The Curious Case of the char Type

It's been almost twenty years that Gary Cornell contacted me to tell me “Cay, we're going to write a book on Java.” Those were simpler times. The Java 1.0 API had 211 classes/interfaces. And Unicode was a 16-bit code.

Now we have over 4,000 classes/interfaces in the API, and Unicode has grown to 21 bits.

The latter is an inconvenience for Java programmers. You need to understand some pesky details if you have (or would like to have) customers who use Chinese, or you want to manipulate emoticons or symbols such as 'TROPICAL DRINK' (U+1F379). In particular, you need to know that a Java char is not the same as a Unicode “code point” (i.e. what one intuitively thinks of as a “Unicode chracter”).

A Java String uses the UTF-16 encoding, where most Unicode code points take up one char value, and some take up two. For example, the tropical drink character, erm, code point is encoded as the sequence '\uD83C' '\uDF79'.

So, what does that mean for a Java programmer? First off, you have to be careful with methods such as substring. If you pass inappropriate index values, you can end up with half a code point, which is guaranteed to cause grief later. As long as index values come from a call such as indexOf, you are safe, but don't use str.substring(0, 1) to get the first initial—you might just get half of it.

The char type is now pretty useless for application programmers. If you call str.charAt(i), you might not get all of the code point, and even if you do, it might not be the ith one. Tip: If you need the code points of a string, call:

int[] codePoints = str.codePoints().toArray();

I recently finished the book “Core Java for the Impatient”, where I cover the “good parts” of Java, for programmers who come from another language and want to get to work with Java without sorting through twenty years of historical baggage. In that book, I explain the bad news about char in somewhat mindnumbing detail and conclude with saying “You probably won’t use the char type very much.”

All modesty aside, I think that's a little better than what the Java tutorial has to offer on the subject:

Uffff. What is a “single 16-bit Unicode character”???

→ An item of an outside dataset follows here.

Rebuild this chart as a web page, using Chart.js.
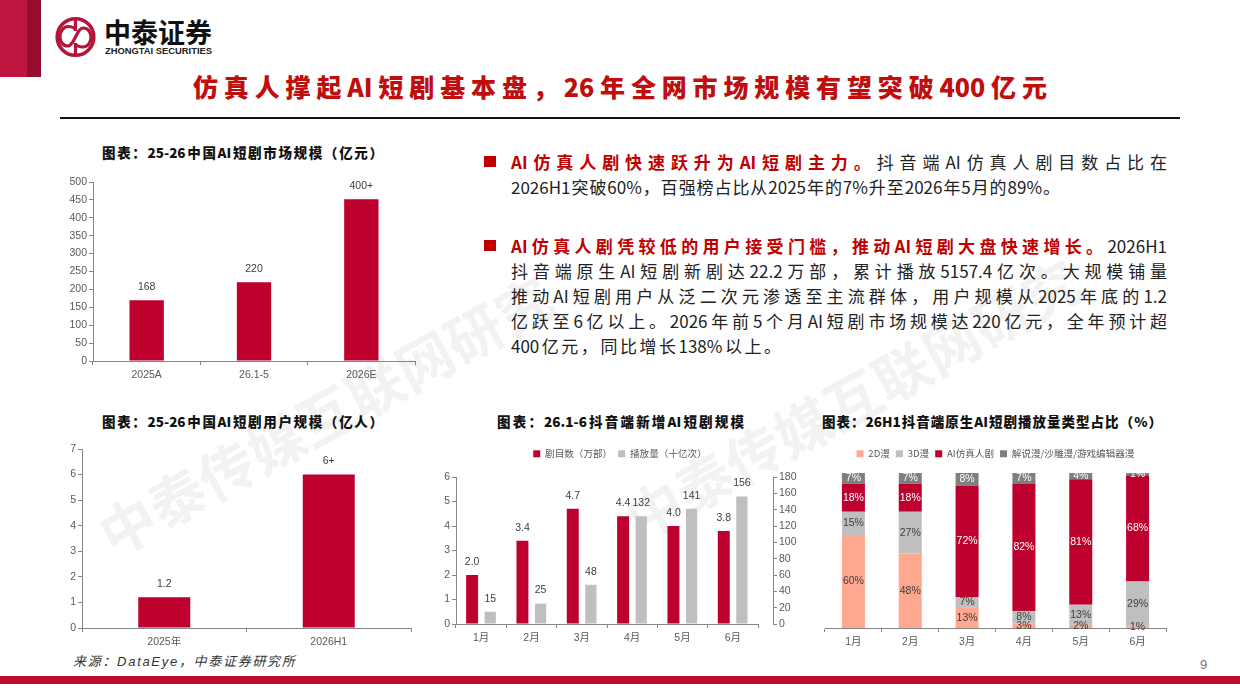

A few days ago, I got an email from a reader who had spotted a somewhat unflattering review of the book in Java Magazine. Did the reviewer commend me on giving readers useful advice about avoiding char? No sir. He kvetches that I say that Java has four integer types (int, long, short, byte), when in fact, according to the Java Language Specification, it has five integral types (the last one being char).

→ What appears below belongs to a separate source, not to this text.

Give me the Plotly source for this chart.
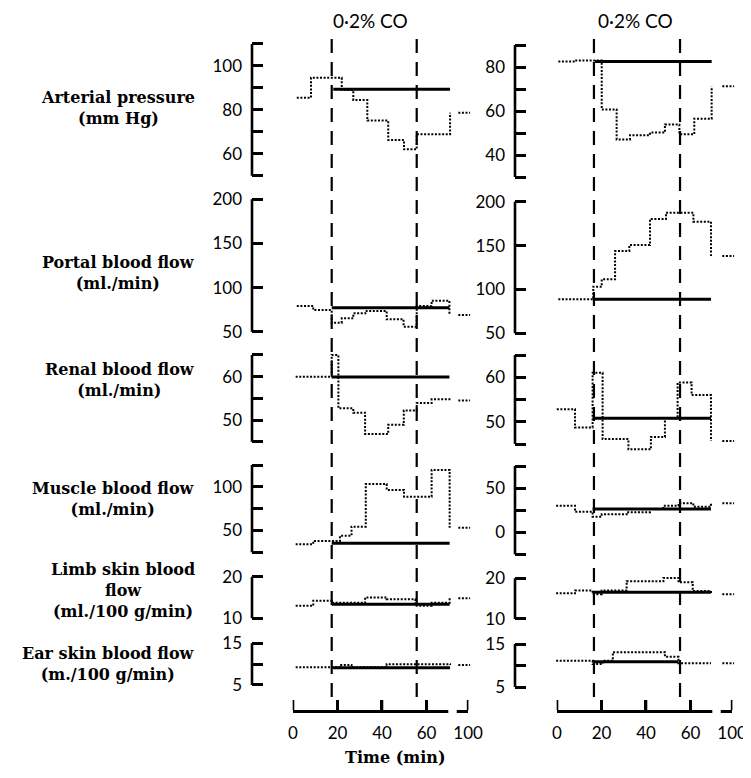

That's of course correct, but the language specification has an entirely different purpose than a book for users of a programming language. The spec mentions the char type 113 times, and almost all of the coverage deals with arithmetic on char values and what happens when one converts between char and other types. Programming with strings isn't something that the spec cares much about.

So, it is technically true that char is “integral”, and for a spec writer that categorization is helpful. But is it helpful for an application programmer? It would be a pretty poor idea to use char for integer values, even if they happen to fall in the range from 0 to 65535.

I like to write books for people who put a programming language to practical use, not those who obsess about technical minutiae. And, judging from Core Java, which has been a success for almost twenty years, that's working for the reading public. I'll raise a glass of 'TROPICAL DRINK' (U+1F379) to that!